● SHORT EXERCISE: Write out the full set of records exactly. Any pictures in them do not belong in the copy.

● STORED DATA:
┄┄┄┄┄┄
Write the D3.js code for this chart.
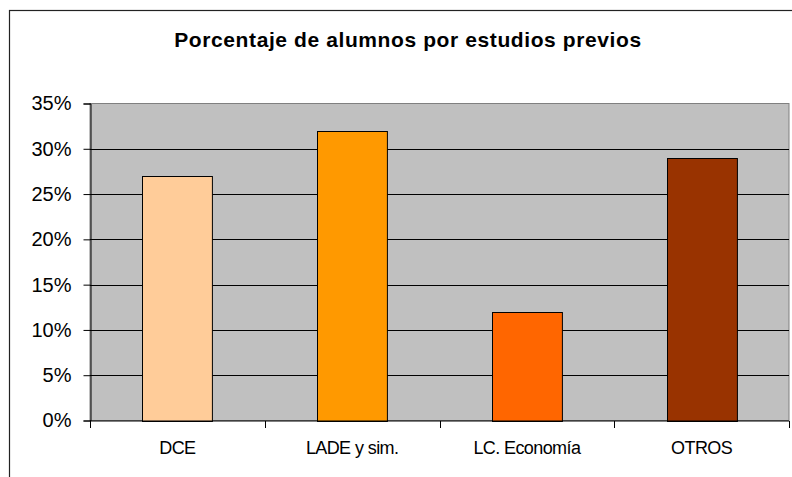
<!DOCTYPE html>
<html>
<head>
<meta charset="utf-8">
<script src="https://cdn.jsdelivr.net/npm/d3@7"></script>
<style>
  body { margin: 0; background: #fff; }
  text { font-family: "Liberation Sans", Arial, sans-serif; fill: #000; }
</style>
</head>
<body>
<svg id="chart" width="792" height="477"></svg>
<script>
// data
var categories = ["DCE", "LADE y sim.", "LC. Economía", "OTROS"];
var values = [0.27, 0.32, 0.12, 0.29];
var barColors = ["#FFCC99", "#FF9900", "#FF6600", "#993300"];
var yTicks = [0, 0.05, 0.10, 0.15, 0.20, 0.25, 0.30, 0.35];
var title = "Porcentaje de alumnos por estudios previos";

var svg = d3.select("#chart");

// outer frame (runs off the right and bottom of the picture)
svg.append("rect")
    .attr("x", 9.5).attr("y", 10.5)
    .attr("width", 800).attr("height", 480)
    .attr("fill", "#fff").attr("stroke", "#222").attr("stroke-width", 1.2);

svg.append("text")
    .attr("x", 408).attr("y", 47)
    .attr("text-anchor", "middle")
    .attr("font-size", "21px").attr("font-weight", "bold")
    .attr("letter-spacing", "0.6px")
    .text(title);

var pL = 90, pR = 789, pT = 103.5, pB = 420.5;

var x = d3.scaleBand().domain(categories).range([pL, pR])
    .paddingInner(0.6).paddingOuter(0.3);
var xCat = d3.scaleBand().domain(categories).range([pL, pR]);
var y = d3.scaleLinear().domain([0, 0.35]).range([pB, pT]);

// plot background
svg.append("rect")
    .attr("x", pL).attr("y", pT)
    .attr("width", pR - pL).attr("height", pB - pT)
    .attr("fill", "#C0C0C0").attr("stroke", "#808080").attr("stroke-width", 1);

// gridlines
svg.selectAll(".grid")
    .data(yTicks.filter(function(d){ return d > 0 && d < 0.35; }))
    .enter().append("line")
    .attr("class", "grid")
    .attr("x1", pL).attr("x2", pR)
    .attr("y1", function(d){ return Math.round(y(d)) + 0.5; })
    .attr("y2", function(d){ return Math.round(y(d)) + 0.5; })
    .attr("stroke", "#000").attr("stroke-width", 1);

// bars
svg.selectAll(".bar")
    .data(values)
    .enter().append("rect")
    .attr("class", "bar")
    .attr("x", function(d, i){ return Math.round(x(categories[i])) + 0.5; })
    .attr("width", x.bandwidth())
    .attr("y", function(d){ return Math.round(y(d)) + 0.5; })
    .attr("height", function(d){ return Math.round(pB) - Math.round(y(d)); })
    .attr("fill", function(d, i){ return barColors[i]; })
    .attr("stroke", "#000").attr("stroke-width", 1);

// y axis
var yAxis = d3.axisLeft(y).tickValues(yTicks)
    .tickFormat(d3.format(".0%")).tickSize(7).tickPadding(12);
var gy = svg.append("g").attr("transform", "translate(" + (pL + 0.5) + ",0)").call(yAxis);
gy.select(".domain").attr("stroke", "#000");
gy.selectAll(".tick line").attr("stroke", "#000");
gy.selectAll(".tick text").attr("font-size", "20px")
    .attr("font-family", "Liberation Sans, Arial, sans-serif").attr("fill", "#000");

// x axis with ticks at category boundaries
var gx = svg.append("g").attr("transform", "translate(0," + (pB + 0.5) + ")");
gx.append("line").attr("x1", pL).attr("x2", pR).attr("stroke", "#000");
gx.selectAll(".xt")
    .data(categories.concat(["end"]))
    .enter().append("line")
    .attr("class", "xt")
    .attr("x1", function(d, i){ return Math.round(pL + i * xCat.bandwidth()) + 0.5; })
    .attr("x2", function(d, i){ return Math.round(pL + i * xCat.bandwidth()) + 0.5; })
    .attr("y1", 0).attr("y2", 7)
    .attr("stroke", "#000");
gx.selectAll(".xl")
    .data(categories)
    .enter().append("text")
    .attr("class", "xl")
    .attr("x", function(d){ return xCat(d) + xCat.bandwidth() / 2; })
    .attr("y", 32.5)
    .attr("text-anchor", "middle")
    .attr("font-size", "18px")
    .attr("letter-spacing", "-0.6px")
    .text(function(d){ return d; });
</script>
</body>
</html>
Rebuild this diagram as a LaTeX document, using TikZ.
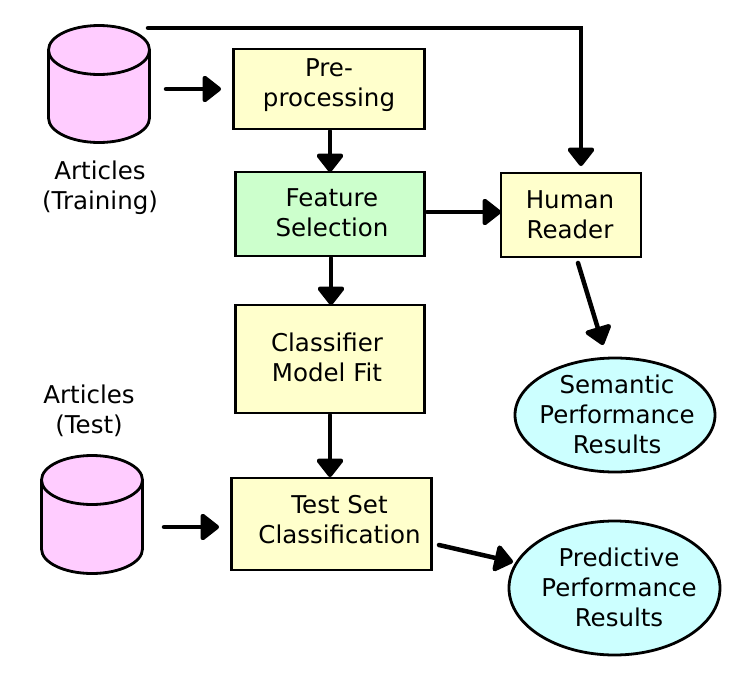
┄┄┄┄┄┄
● RESULT OF THE EXERCISE:
Write the D3.js code for this chart.
<!DOCTYPE html>
<html>
<head>
<meta charset="utf-8">
<script src="https://cdn.jsdelivr.net/npm/d3@7"></script>
<style>
  body { margin: 0; background: #fff; }
  text { font-family: "Liberation Sans", Arial, sans-serif; fill: #000; }
</style>
</head>
<body>
<svg id="chart" width="792" height="477"></svg>
<script>
// data
var categories = ["DCE", "LADE y sim.", "LC. Economía", "OTROS"];
var values = [0.27, 0.32, 0.12, 0.29];
var barColors = ["#FFCC99", "#FF9900", "#FF6600", "#993300"];
var yTicks = [0, 0.05, 0.10, 0.15, 0.20, 0.25, 0.30, 0.35];
var title = "Porcentaje de alumnos por estudios previos";

var svg = d3.select("#chart");

// outer frame (runs off the right and bottom of the picture)
svg.append("rect")
    .attr("x", 9.5).attr("y", 10.5)
    .attr("width", 800).attr("height", 480)
    .attr("fill", "#fff").attr("stroke", "#222").attr("stroke-width", 1.2);

svg.append("text")
    .attr("x", 408).attr("y", 47)
    .attr("text-anchor", "middle")
    .attr("font-size", "21px").attr("font-weight", "bold")
    .attr("letter-spacing", "0.6px")
    .text(title);

var pL = 90, pR = 789, pT = 103.5, pB = 420.5;

var x = d3.scaleBand().domain(categories).range([pL, pR])
    .paddingInner(0.6).paddingOuter(0.3);
var xCat = d3.scaleBand().domain(categories).range([pL, pR]);
var y = d3.scaleLinear().domain([0, 0.35]).range([pB, pT]);

// plot background
svg.append("rect")
    .attr("x", pL).attr("y", pT)
    .attr("width", pR - pL).attr("height", pB - pT)
    .attr("fill", "#C0C0C0").attr("stroke", "#808080").attr("stroke-width", 1);

// gridlines
svg.selectAll(".grid")
    .data(yTicks.filter(function(d){ return d > 0 && d < 0.35; }))
    .enter().append("line")
    .attr("class", "grid")
    .attr("x1", pL).attr("x2", pR)
    .attr("y1", function(d){ return Math.round(y(d)) + 0.5; })
    .attr("y2", function(d){ return Math.round(y(d)) + 0.5; })
    .attr("stroke", "#000").attr("stroke-width", 1);

// bars
svg.selectAll(".bar")
    .data(values)
    .enter().append("rect")
    .attr("class", "bar")
    .attr("x", function(d, i){ return Math.round(x(categories[i])) + 0.5; })
    .attr("width", x.bandwidth())
    .attr("y", function(d){ return Math.round(y(d)) + 0.5; })
    .attr("height", function(d){ return Math.round(pB) - Math.round(y(d)); })
    .attr("fill", function(d, i){ return barColors[i]; })
    .attr("stroke", "#000").attr("stroke-width", 1);

// y axis
var yAxis = d3.axisLeft(y).tickValues(yTicks)
    .tickFormat(d3.format(".0%")).tickSize(7).tickPadding(12);
var gy = svg.append("g").attr("transform", "translate(" + (pL + 0.5) + ",0)").call(yAxis);
gy.select(".domain").attr("stroke", "#000");
gy.selectAll(".tick line").attr("stroke", "#000");
gy.selectAll(".tick text").attr("font-size", "20px")
    .attr("font-family", "Liberation Sans, Arial, sans-serif").attr("fill", "#000");

// x axis with ticks at category boundaries
var gx = svg.append("g").attr("transform", "translate(0," + (pB + 0.5) + ")");
gx.append("line").attr("x1", pL).attr("x2", pR).attr("stroke", "#000");
gx.selectAll(".xt")
    .data(categories.concat(["end"]))
    .enter().append("line")
    .attr("class", "xt")
    .attr("x1", function(d, i){ return Math.round(pL + i * xCat.bandwidth()) + 0.5; })
    .attr("x2", function(d, i){ return Math.round(pL + i * xCat.bandwidth()) + 0.5; })
    .attr("y1", 0).attr("y2", 7)
    .attr("stroke", "#000");
gx.selectAll(".xl")
    .data(categories)
    .enter().append("text")
    .attr("class", "xl")
    .attr("x", function(d){ return xCat(d) + xCat.bandwidth() / 2; })
    .attr("y", 32.5)
    .attr("text-anchor", "middle")
    .attr("font-size", "18px")
    .attr("letter-spacing", "-0.6px")
    .text(function(d){ return d; });
</script>
</body>
</html>
Rebuild this diagram as a LaTeX document, using TikZ.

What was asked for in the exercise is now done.